AcceleratedKernels foreachindex :polyester copy:
BenchmarkTools.Trial: 10000 samples with 1 evaluation.
 Range (min … max):   45.167 μs …   5.364 ms  ┊ GC (min … max):  0.00% … 94.59%
 Time  (median):     190.875 μs               ┊ GC (median):     0.00%
 Time  (mean ± σ):   285.839 μs ± 258.745 μs  ┊ GC (mean ± σ):  28.57% ± 24.72%

       ▃▆█▆▄▄▃▃▂▁            ▁▃▂▂▁▁ ▁▁   ▁                      ▂
  ▅▁▁▁▁███████████▇▆▅▄▁▅▅▁▅▇████████████████▆▇▆▆▅▆▆▆▅▅▆▄▅▄▅▅▄▄▃ █
  45.2 μs       Histogram: log(frequency) by time       1.24 ms <

 Memory estimate: 3.81 MiB, allocs estimate: 3.

AcceleratedKernels foreachindex :threads copy:
BenchmarkTools.Trial: 10000 samples with 1 evaluation.
 Range (min … max):   46.000 μs …   3.680 ms  ┊ GC (min … max):  0.00% … 94.46%
 Time  (median):     187.875 μs               ┊ GC (median):     0.00%
 Time  (mean ± σ):   275.786 μs ± 222.267 μs  ┊ GC (mean ± σ):  28.56% ± 25.10%

         ▅█▆▅▄▃▂▂▂▁                   ▃▃▂▁       ▁▁▁            ▂
  ▆▃▁▁▁▁▆██████████▇▆▄▅▃▄▁▄▃▁▁▃▁▁▅▇▇▇▇███████▇▇██████▇▆▆▅▆▇▆▅▃▅ █
  46 μs         Histogram: log(frequency) by time       1.02 ms <

 Memory estimate: 3.81 MiB, allocs estimate: 3.

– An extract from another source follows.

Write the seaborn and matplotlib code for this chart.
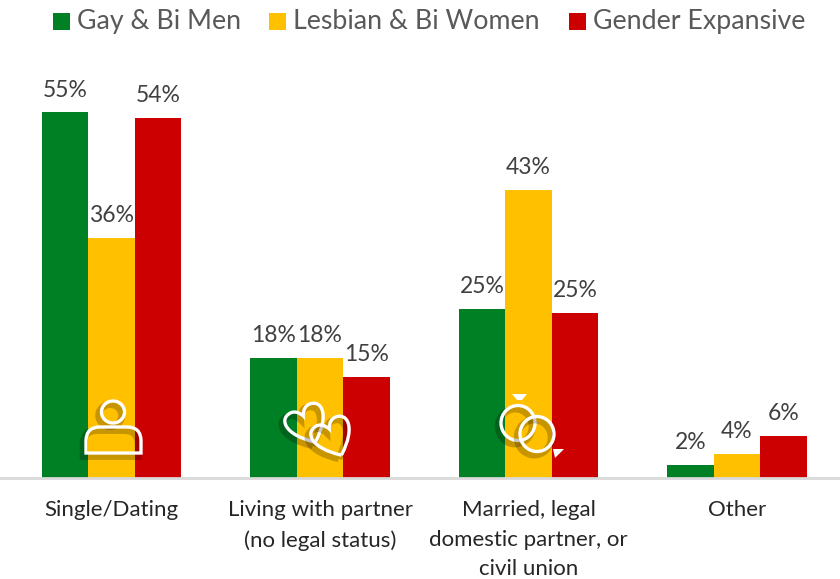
import numpy as np
import pandas as pd
import seaborn as sns
import matplotlib.pyplot as plt
import matplotlib.patheffects as pe
from matplotlib.patches import Ellipse, PathPatch, Polygon, Rectangle
from matplotlib.path import Path
from matplotlib.transforms import Affine2D

categories = ['Single/Dating', 'Living with partner\n(no legal status)',
              'Married, legal\ndomestic partner, or\ncivil union', 'Other']
groups = ['Gay & Bi Men', 'Lesbian & Bi Women', 'Gender Expansive']
gay_bi_men = [54.8, 18.0, 25.4, 2.0]
lesbian_bi_women = [36.0, 18.0, 43.2, 3.6]
gender_expansive = [54.0, 15.2, 24.7, 6.3]
colors = ['#008024', '#FFC000', '#CC0000']

df = pd.DataFrame({'cat': categories * 3,
                   'group': np.repeat(groups, 4),
                   'val': gay_bi_men + lesbian_bi_women + gender_expansive})

sns.set_style('white')
plt.rcParams['font.family'] = ['Lato', 'DejaVu Sans']
fig = plt.figure(figsize=(8.4, 5.79), dpi=100)
ax = fig.add_axes([0, 101 / 579, 1, 478 / 579])
sns.barplot(data=df, x='cat', y='val', hue='group', palette=colors, hue_order=groups,
            width=0.667, saturation=1, legend=False, linewidth=0, edgecolor='none', ax=ax)

# category slots are 208.5px wide, first one centred at x=111.5
ax.set_xlim(-111.5 / 208.5, (840 - 111.5) / 208.5)
ax.set_ylim(0, 478 / 6.67)
sns.despine(left=True)
ax.spines['bottom'].set_color('#D9D9D9')
ax.spines['bottom'].set_linewidth(2)
ax.set_xlabel('')
ax.set_ylabel('')
ax.set_yticks([])
ax.set_xticks(range(4))
ax.set_xticklabels(categories, linespacing=1.6)
ax.tick_params(axis='x', length=0, pad=16, labelsize=16, labelcolor='#262626')

for cont in ax.containers:
    ax.bar_label(cont, fmt='%.0f%%', padding=8.5, fontsize=16.5, color='#404040')


# white icons, placed in figure pixels
def px(x, y):
    return (x / 840, 1 - y / 579)


shadow = [pe.SimpleLineShadow(offset=(-2, -2.5), shadow_color='black', alpha=0.22, linewidth=5), pe.Normal()]
tr = fig.transFigure
ring = dict(fill=False, ec='white', lw=2.4, transform=tr, clip_on=False, path_effects=shadow)

# person
fig.add_artist(Ellipse(px(113, 412), 23 / 840, 22 / 579, **ring))
verts = [px(86, 453), px(86, 441), px(86, 427), px(100, 427), px(127, 427),
         px(141, 427), px(141, 441), px(141, 453), px(86, 453)]
codes = [Path.MOVETO, Path.LINETO, Path.CURVE3, Path.CURVE3, Path.LINETO,
         Path.CURVE3, Path.CURVE3, Path.LINETO, Path.CLOSEPOLY]
fig.add_artist(PathPatch(Path(verts, codes), **ring))


# two tilted hearts
def heart(cx, cy, s, angle):
    pts = [(0, 1.0), (-1.3, 0.0), (-1.15, -0.85), (-0.5, -0.85), (-0.15, -0.85),
           (0, -0.45), (0, -0.45), (0, -0.45), (0.15, -0.85), (0.5, -0.85),
           (1.15, -0.85), (1.3, 0.0), (0, 1.0)]
    rot = Affine2D().rotate_deg(angle).transform(np.array(pts) * s)
    v = [px(cx + a, cy + b) for a, b in rot]
    c = [Path.MOVETO] + [Path.CURVE4] * 12
    return PathPatch(Path(v, c), **ring)


fig.add_artist(heart(307, 424, 20, -25))
fig.add_artist(heart(333, 437, 20, -25))

# wedding rings
fig.add_artist(Ellipse(px(518, 423), 34 / 840, 35 / 579, **ring))
fig.add_artist(Ellipse(px(537, 434), 34 / 840, 35 / 579, **ring))
fig.add_artist(Polygon([px(512, 394), px(527, 394), px(522, 400), px(517, 400)],
                       fc='white', ec='none', transform=tr))
fig.add_artist(Polygon([px(553, 449), px(564, 449), px(555, 458)], fc='white', ec='none', transform=tr))

# legend
x_sq = [53, 269, 569]
for xs, g, c in zip(x_sq, groups, colors):
    fig.add_artist(Rectangle(px(xs, 30), 17 / 840, 17 / 579, fc=c, ec='none', transform=tr))
    fig.text((xs + 24) / 840, 1 - 21.5 / 579, g, fontsize=19.3, color='#595959', va='center', ha='left')

fig.savefig('out.png', dpi=100)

Note the times are effectively the same, as well as the memory used.

SteffenPL commented 2 weeks ago

Hi, thank you for your detailed replies!

I'll probably be a bit slow with answering all the follow-ups, therefore, a quick reply first:

I will definitly try to benchmark it and maybe in the process also make it a bit easier to run independent benchmarks! I'm not sure how quickly I can do that, as I'm a bit running behind on other unrelated projects here... But I am very curious.

(PS: I hope that the open source community will benefit you. I would be happy to contribute in the future to AcceleratedKernels or ImplicitBVH if I am able to!)

[I closed the issue as the main question seems to be answered. Anyway, happy to stay in contact!]